Choose Your Input Carefully
The GIGA problem by the way is not just limited to mean reversion and scatter plots, which primarily deals with x/y values (you can have multiple dimensions but it gets ugly). It’s a significant and much under reported problem I see all across machine learning these days. Some of the most smartest people you ever run into seem to think for some reason that you can simply scratch together a set of arbitrary features (e.g. price, moving average, P/E ratio, volume, etc.) and throw those at a Neural Net, Support Vector Machine, Bayesian Network, etc. Which I can assure you from very personal experience will wind up failing quite spectacularly.
It doesn’t matter really what exactly you put in and what your specific belief system or market lens is, may this be purely technical, fundamental, statistical, or purely mathematical. What does matter is that you take extra care in defining your input and to think very carefully about why exactly you believe it offers value to your analysis. And then go about proving it.
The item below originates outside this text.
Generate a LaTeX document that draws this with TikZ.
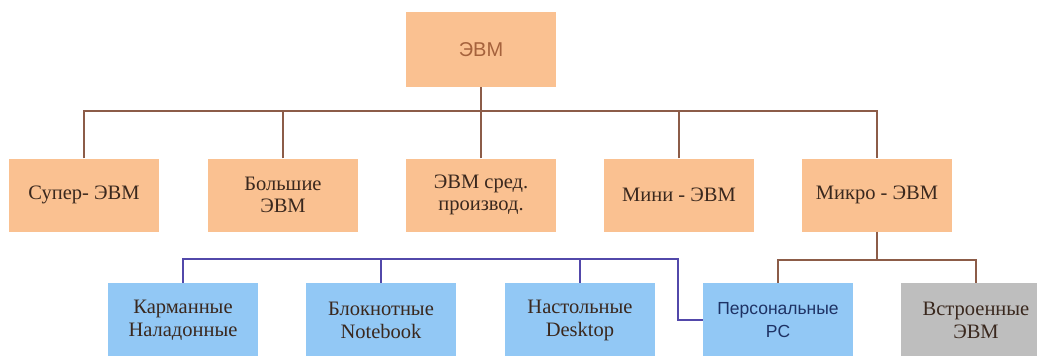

You may recall that Francis asked about the steepness of the curve and the intercept in the context of RED for trending or break out systems. I would expect those outliers to drive the best fit curve which produces a steeper curve. But only if one manages to reduce the noise factor, which is an inherent problem. Remember that linear regression uses squared errors to produce its best fit line, which by design normalizes and suppresses dominance by outliers. Now if you have noisy data then the noise will be dominant and the outliers you are seeking to identify will be dismissed as unwanted outliers. Linear regression can definitely work as RED for trend systems but it’s more complex as you will need to be extra careful about vector selection.